SM — Não vejo muitas diferenças, profissionalmente. A mentalidade dos jovens médicos continua a ser boa, profissionalmente continuam a ser bem preparados e mantêm o espírito de Hipócrates. No cumprimento das regras deontológicas e éticas os médicos de agora não são melhores nem piores que os antigos. No meu tempo não havia carreiras médicas, cada um ia à vida e lutava por si próprio. Hoje só há médicos especialistas, fruto da evolução das especialidades, e as condições de trabalho são melhores, as unidades de saúde estão mais bem equipadas. Mas os jovens médicos correm o risco de ser cada vez mais assalariados.
«TM» — Hoje os médicos também podem não estar nas carreiras...
SM — Defendi, quando foi criada a Associação Portuguesa dos Médicos da Carreira Hospitalar, que devia chamar-se apenas associação dos médicos hospitalares, porque incluir carreira na denominação era redutor. O médico, cada vez mais, pode trabalhar no hospital e não estar na carreira. Continuo a defender as carreiras intransigentemente, mas isso não significa que a associação não possa incluir médicos que não estejam na carreira, mas trabalhem nos hospitais, para que eles próprios se possam pronunciar sobre as carreiras.

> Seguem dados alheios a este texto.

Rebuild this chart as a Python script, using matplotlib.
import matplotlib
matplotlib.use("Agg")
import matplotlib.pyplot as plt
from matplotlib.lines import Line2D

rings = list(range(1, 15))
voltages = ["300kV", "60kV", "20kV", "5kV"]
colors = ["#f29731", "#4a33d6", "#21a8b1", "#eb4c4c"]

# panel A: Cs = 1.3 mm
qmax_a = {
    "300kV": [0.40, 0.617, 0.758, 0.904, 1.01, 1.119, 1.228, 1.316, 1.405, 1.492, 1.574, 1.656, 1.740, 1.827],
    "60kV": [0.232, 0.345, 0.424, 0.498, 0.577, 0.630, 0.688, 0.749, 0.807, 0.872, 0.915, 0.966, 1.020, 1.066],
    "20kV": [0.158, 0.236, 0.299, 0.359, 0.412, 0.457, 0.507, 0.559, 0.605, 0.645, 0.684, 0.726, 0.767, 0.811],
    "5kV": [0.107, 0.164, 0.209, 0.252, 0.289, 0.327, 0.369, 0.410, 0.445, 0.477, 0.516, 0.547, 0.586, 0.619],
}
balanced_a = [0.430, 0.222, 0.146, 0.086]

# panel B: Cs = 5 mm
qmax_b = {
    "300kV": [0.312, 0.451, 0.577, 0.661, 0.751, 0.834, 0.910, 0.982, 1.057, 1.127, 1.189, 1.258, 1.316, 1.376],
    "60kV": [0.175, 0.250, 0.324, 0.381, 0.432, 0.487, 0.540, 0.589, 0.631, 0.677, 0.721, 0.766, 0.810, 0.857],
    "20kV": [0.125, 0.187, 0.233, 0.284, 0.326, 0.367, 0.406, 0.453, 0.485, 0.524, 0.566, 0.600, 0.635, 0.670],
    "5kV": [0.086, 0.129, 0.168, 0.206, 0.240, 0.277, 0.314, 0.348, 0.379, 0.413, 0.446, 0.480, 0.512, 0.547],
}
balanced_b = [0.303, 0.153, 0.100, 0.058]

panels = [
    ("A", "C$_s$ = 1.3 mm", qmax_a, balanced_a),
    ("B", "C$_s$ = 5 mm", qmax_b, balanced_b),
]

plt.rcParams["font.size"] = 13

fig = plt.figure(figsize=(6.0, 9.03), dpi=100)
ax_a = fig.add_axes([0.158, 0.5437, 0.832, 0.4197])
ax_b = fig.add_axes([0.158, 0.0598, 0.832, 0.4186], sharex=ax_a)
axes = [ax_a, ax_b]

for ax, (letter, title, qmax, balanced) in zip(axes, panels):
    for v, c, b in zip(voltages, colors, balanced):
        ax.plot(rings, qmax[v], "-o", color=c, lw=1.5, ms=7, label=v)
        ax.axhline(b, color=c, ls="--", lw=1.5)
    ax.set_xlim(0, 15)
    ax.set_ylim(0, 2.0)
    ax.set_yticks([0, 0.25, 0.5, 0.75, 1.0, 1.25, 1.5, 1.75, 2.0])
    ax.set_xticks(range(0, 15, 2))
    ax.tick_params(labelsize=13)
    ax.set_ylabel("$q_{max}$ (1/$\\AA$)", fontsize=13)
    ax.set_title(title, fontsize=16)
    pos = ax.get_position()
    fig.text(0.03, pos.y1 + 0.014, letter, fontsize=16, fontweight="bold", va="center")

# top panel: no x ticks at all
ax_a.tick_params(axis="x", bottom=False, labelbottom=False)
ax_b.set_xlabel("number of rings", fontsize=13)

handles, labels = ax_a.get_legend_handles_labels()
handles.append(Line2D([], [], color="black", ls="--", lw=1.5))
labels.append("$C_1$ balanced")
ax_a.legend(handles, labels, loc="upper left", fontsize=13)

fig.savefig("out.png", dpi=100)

Maior ligação entre os médicos
«TM» — O que pensa da criação das USF?
SM — A criação das USF é uma ideia boa, mas continua a perpetuar um vício, que é a separação absoluta entre clínicos gerais e médicos hospitalares, o que é mau. Partindo do princípio que os especialistas hospitalares devem ir aos centros de saúde — aliás, há várias experiências, por exemplo em Valência, em que todos os médicos fazem parte da mesma unidade de saúde —, as unidades locais de saúde, como a de Matosinhos, são um bom exemplo.

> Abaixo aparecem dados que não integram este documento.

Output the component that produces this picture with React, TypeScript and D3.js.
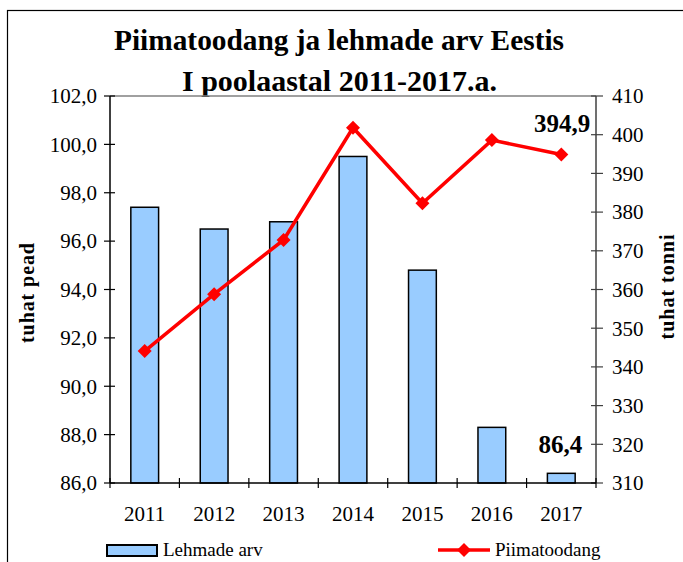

As USF têm contribuído para melhorar a situação dos médicos e dos doentes — com a prestação de mais cuidados domiciliários e um atendimento mais personalizado aos doentes —, mas também não têm tido a expansão que se previa.
«TM» — As unidades locais de saúde são um modelo positivo?

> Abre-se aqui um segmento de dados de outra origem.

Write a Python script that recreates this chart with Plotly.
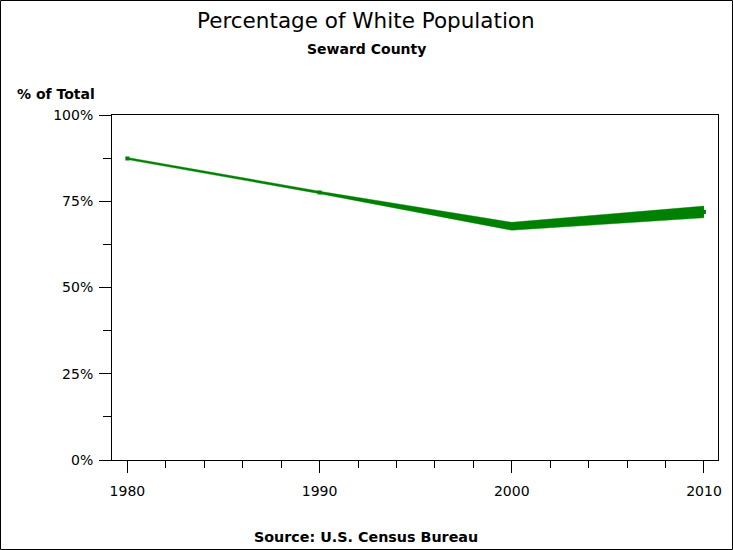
import plotly.graph_objects as go

years = [1980, 1990, 2000, 2010]
pct_upper = [87.7, 77.9, 68.9, 73.6]
pct_lower = [87.1, 77.2, 66.6, 70.2]
pct_mid = [(u + l) / 2 for u, l in zip(pct_upper, pct_lower)]

y_ticks = [0, 25, 50, 75, 100]
y_labels = ["0%", "25%", "50%", "75%", "100%"]
x_ticks = [1980, 1990, 2000, 2010]

green = "#008000"
font_family = "DejaVu Sans, Liberation Sans, Arial, sans-serif"

fig = go.Figure()
fig.add_trace(go.Scatter(x=years, y=pct_lower, mode="lines",
                         line=dict(color=green, width=0.4), hoverinfo="skip",
                         showlegend=False))
fig.add_trace(go.Scatter(x=years, y=pct_upper, mode="lines",
                         line=dict(color=green, width=0.4), fill="tonexty",
                         fillcolor=green, showlegend=False))
fig.add_trace(go.Scatter(x=years, y=pct_mid, mode="markers",
                         marker=dict(color=green, size=4, symbol="square"),
                         showlegend=False))

fig.update_layout(
    width=733, height=550,
    margin=dict(l=112, r=15, t=115, b=90),
    paper_bgcolor="white", plot_bgcolor="white",
    font=dict(family=font_family, color="black", size=14),
    showlegend=False,
    xaxis=dict(range=[1979.2, 2010.73], tickmode="array", tickvals=x_ticks,
               ticktext=[str(v) for v in x_ticks],
               showgrid=False, zeroline=False, showline=True, linecolor="black",
               linewidth=1, mirror=True, ticks="outside", ticklen=12,
               tickcolor="black", tickwidth=1, ticklabelstandoff=6,
               minor=dict(dtick=2, tick0=1980, ticks="outside", ticklen=7,
                          tickcolor="black", showgrid=False),
               tickfont=dict(size=14)),
    yaxis=dict(range=[0, 100], tickmode="array", tickvals=y_ticks,
               ticktext=y_labels,
               showgrid=False, zeroline=False, showline=True, linecolor="black",
               linewidth=1, mirror=True, ticks="outside", ticklen=12,
               tickcolor="black", tickwidth=1, ticklabelstandoff=3,
               minor=dict(dtick=12.5, tick0=0, ticks="outside", ticklen=8,
                          tickcolor="black", showgrid=False),
               tickfont=dict(size=14)),
    annotations=[
        dict(text="Percentage of White Population", xref="paper", yref="paper",
             x=(366 - 112) / 606, y=(460 - 20) / 345, yanchor="middle",
             xanchor="center", showarrow=False, font=dict(size=21.5)),
        dict(text="<b>Seward County</b>", xref="paper", yref="paper",
             x=(366 - 112) / 606, y=(460 - 49) / 345, yanchor="middle",
             xanchor="center", showarrow=False, font=dict(size=14)),
        dict(text="<b>% of Total</b>", xref="paper", yref="paper",
             x=(56 - 112) / 606, y=(460 - 94) / 345, yanchor="middle",
             xanchor="center", showarrow=False, font=dict(size=14)),
        dict(text="<b>Source: U.S. Census Bureau</b>", xref="paper", yref="paper",
             x=(366 - 112) / 606, y=(460 - 537) / 345, yanchor="middle",
             xanchor="center", showarrow=False, font=dict(size=14.3)),
    ],
    shapes=[
        dict(type="rect", xref="paper", yref="paper",
             x0=(0.5 - 112) / 606, x1=(732.5 - 112) / 606,
             y0=(460 - 549.5) / 345, y1=(460 - 0.5) / 345,
             line=dict(color="black", width=1), fillcolor="rgba(0,0,0,0)"),
    ],
)

fig.write_html("out.html", config={"displayModeBar": False},
               post_script="document.body.style.margin='0';document.body.style.padding='0';")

SM — O modelo de unidade local de saúde é positivo, mas quase não tem avançado porque as pessoas não querem. Acho fundamental que exista uma ligação maior entre os especialistas hospitalares e os de Medicina Geral e Familiar. Penso que nos centros de saúde devia haver, além da Medicina Geral e Familiar, outras especialidades. Isto é, em vez de os doentes se deslocarem aos hospitais para as consultas de especialidade, as especialidades viriam aos centros de saúde, as consultas externas dos hospitais deviam, em parte, ser feitas nos centros de saúde.